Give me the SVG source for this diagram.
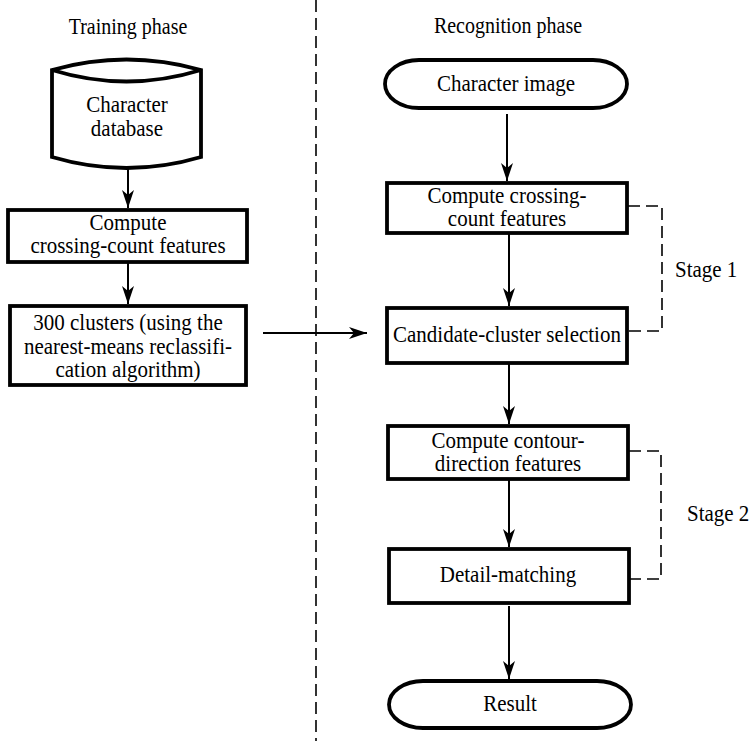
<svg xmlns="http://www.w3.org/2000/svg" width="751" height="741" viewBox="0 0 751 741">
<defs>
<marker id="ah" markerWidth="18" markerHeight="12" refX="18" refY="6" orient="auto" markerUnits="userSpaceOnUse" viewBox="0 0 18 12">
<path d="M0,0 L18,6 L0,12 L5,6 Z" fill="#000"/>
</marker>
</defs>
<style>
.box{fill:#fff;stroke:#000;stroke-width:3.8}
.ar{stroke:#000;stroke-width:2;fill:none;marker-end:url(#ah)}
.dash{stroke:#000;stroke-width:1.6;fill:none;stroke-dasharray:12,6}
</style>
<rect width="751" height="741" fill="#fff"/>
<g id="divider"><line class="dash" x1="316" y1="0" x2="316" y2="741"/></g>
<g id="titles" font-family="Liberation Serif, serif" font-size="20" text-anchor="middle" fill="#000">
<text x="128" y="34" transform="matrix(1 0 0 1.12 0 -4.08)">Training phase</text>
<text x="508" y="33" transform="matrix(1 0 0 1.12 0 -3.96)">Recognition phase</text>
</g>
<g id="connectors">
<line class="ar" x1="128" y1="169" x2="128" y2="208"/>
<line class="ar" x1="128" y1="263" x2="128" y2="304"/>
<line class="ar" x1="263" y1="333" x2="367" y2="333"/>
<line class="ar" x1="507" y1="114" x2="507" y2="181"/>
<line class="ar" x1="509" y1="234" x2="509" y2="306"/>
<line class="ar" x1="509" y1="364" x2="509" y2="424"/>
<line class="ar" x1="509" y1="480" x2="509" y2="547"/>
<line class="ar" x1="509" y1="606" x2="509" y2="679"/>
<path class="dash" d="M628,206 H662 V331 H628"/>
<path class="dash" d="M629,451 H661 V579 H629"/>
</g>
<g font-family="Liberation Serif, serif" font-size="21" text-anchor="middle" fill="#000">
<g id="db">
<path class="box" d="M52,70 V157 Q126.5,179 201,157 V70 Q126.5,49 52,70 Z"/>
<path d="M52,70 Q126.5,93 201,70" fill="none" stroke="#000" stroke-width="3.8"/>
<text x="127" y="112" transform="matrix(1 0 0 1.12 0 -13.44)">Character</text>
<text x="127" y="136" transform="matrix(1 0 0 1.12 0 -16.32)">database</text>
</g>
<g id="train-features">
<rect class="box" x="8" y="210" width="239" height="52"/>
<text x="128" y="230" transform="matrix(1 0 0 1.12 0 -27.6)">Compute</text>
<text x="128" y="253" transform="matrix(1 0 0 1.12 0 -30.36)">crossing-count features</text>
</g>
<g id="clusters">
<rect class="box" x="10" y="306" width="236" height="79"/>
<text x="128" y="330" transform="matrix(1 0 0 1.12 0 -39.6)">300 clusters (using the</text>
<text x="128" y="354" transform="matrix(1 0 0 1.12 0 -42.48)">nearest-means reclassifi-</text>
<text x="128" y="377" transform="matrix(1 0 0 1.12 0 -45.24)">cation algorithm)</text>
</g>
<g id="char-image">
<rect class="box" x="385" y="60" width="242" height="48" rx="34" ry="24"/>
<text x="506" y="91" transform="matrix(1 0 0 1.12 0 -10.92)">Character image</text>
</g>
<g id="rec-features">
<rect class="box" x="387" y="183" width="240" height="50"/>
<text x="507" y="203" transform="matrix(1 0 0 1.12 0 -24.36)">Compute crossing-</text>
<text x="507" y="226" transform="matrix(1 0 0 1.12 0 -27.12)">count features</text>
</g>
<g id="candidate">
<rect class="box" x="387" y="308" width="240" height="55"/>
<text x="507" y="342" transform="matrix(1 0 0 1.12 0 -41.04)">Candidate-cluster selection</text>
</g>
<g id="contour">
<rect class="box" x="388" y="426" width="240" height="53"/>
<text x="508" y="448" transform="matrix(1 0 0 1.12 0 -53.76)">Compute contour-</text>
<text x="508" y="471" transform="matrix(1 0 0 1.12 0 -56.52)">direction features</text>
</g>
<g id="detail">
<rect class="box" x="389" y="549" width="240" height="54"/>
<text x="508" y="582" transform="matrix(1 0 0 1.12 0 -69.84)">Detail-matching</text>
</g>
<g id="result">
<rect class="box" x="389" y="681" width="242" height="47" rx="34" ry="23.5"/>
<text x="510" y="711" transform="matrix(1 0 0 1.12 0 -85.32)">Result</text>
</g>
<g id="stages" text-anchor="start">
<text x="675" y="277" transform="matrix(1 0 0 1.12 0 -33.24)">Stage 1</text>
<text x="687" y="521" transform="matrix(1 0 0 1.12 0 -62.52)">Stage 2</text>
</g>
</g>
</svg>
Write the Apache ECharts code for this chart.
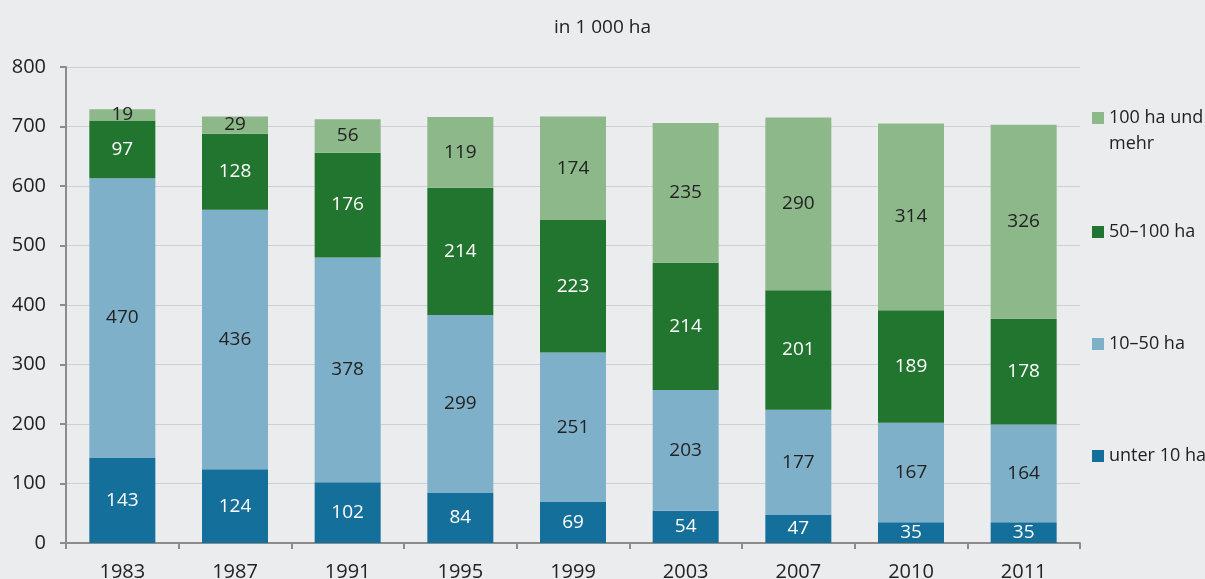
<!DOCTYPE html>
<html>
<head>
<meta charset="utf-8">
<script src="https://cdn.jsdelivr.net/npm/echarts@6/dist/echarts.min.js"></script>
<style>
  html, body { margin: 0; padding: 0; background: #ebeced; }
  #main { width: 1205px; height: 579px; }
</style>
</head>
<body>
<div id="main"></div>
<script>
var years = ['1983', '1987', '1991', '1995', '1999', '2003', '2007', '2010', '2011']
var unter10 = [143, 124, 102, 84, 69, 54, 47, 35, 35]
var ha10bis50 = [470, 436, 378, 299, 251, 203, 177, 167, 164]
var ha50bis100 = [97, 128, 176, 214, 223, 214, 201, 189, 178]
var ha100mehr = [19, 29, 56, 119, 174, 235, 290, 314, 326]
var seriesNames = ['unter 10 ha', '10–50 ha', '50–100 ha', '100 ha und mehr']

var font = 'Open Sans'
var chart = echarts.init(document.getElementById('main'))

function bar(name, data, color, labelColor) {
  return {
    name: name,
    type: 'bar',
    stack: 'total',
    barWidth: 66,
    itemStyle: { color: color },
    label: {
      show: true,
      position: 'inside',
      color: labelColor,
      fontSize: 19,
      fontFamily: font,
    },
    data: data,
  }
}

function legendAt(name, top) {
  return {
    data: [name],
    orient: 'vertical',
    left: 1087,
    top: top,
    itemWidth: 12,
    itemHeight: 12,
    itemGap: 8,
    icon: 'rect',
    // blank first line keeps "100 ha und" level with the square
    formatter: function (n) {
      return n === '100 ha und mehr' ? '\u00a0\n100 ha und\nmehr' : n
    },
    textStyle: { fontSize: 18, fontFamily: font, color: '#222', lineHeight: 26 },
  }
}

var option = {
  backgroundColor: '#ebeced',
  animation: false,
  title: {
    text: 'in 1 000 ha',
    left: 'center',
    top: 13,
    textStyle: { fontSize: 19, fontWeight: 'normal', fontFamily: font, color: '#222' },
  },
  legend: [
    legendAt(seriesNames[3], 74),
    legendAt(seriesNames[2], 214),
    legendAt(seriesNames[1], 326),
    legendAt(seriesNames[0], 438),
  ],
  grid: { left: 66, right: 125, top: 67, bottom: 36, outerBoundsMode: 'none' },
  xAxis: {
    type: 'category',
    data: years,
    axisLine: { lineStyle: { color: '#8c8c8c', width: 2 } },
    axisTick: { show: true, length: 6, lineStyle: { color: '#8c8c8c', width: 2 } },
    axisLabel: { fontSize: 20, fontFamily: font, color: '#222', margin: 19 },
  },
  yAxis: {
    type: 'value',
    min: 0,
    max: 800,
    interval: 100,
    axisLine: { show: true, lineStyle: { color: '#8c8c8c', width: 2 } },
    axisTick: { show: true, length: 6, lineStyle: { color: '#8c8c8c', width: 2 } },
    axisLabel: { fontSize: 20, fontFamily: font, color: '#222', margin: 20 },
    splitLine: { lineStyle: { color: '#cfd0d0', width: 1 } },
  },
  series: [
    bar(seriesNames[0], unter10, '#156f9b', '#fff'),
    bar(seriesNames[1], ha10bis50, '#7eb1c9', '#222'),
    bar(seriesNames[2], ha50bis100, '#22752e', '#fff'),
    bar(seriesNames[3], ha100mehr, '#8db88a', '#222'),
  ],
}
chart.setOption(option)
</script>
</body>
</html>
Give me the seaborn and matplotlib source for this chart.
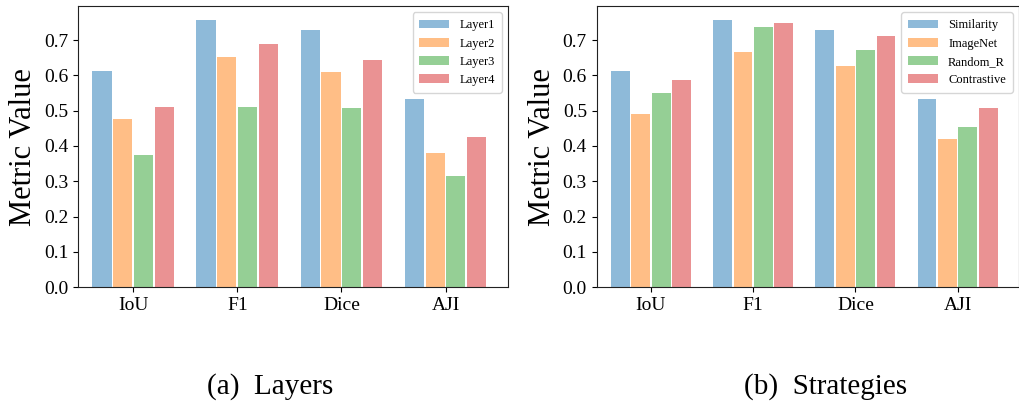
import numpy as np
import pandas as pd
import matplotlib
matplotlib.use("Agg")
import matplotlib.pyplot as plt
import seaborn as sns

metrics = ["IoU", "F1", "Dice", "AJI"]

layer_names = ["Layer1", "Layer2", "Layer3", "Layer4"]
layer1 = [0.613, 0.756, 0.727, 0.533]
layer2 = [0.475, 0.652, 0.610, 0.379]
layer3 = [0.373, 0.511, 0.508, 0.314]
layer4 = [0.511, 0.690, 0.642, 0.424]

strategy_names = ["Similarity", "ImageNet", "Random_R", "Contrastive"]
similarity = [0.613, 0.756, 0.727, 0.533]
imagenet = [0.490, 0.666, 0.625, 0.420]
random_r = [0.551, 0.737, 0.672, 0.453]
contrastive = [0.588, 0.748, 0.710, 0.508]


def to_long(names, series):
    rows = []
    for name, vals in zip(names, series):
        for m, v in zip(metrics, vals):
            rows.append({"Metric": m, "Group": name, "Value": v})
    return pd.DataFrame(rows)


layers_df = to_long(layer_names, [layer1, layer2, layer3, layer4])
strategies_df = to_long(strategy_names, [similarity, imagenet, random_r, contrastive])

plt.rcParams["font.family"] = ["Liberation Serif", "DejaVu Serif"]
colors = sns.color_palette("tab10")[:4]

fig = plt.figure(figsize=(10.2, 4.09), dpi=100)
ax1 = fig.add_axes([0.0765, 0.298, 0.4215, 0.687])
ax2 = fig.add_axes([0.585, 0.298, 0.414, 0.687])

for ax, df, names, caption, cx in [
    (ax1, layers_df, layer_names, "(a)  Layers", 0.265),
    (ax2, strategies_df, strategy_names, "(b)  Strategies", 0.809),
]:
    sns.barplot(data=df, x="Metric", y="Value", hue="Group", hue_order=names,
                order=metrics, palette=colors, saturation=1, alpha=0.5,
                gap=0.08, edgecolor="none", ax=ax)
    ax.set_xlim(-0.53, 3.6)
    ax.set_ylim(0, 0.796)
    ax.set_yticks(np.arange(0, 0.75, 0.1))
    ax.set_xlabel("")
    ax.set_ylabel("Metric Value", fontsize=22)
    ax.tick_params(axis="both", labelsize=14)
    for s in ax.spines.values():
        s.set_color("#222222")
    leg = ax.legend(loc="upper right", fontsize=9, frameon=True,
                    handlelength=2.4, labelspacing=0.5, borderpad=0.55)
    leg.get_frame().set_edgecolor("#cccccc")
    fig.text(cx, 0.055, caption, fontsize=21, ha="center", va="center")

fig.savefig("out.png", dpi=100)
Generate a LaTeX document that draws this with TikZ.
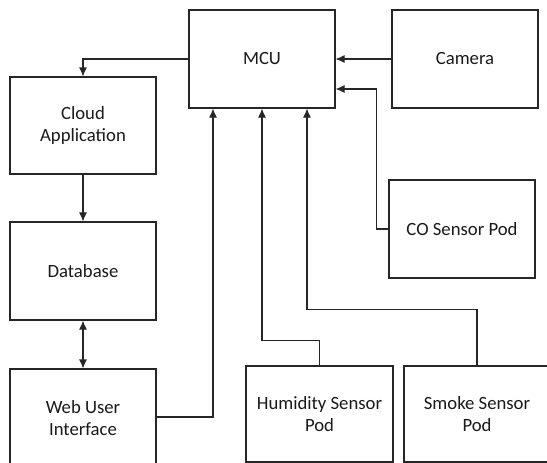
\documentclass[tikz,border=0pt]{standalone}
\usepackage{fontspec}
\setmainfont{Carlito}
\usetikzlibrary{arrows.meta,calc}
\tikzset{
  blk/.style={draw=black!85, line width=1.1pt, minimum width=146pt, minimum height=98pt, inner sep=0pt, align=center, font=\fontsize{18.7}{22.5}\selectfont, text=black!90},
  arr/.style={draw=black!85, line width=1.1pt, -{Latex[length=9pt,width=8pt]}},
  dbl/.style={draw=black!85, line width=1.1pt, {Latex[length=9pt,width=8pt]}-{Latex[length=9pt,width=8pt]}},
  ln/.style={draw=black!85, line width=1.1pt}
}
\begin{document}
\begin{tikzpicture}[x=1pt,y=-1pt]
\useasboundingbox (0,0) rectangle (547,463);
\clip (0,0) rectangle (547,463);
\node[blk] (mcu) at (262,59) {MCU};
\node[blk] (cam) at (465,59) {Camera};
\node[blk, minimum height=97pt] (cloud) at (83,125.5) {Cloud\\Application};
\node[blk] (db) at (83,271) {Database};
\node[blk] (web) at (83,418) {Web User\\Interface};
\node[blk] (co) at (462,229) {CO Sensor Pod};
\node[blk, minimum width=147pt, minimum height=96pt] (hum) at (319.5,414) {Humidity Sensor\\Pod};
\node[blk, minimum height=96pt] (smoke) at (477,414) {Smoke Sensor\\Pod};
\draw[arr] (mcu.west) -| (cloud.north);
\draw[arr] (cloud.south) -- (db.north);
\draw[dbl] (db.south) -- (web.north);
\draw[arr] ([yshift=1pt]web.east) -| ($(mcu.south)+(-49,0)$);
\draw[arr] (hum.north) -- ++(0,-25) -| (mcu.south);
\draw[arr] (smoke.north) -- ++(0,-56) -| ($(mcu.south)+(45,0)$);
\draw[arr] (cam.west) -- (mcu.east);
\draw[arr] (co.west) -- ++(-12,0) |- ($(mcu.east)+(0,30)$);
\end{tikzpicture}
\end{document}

◆ ◆ ◆

* Task *
Everything from the line that contains "Give me the seaborn" down to the line that contains "ax2 = fig.add_axes([0.585, 0.298, 0.414, 0.687])" should be written out exactly, end lines too, minus the pictures.

* Written response *
Give me the seaborn and matplotlib source for this chart.
import numpy as np
import pandas as pd
import matplotlib
matplotlib.use("Agg")
import matplotlib.pyplot as plt
import seaborn as sns

metrics = ["IoU", "F1", "Dice", "AJI"]

layer_names = ["Layer1", "Layer2", "Layer3", "Layer4"]
layer1 = [0.613, 0.756, 0.727, 0.533]
layer2 = [0.475, 0.652, 0.610, 0.379]
layer3 = [0.373, 0.511, 0.508, 0.314]
layer4 = [0.511, 0.690, 0.642, 0.424]

strategy_names = ["Similarity", "ImageNet", "Random_R", "Contrastive"]
similarity = [0.613, 0.756, 0.727, 0.533]
imagenet = [0.490, 0.666, 0.625, 0.420]
random_r = [0.551, 0.737, 0.672, 0.453]
contrastive = [0.588, 0.748, 0.710, 0.508]


def to_long(names, series):
    rows = []
    for name, vals in zip(names, series):
        for m, v in zip(metrics, vals):
            rows.append({"Metric": m, "Group": name, "Value": v})
    return pd.DataFrame(rows)


layers_df = to_long(layer_names, [layer1, layer2, layer3, layer4])
strategies_df = to_long(strategy_names, [similarity, imagenet, random_r, contrastive])

plt.rcParams["font.family"] = ["Liberation Serif", "DejaVu Serif"]
colors = sns.color_palette("tab10")[:4]

fig = plt.figure(figsize=(10.2, 4.09), dpi=100)
ax1 = fig.add_axes([0.0765, 0.298, 0.4215, 0.687])
ax2 = fig.add_axes([0.585, 0.298, 0.414, 0.687])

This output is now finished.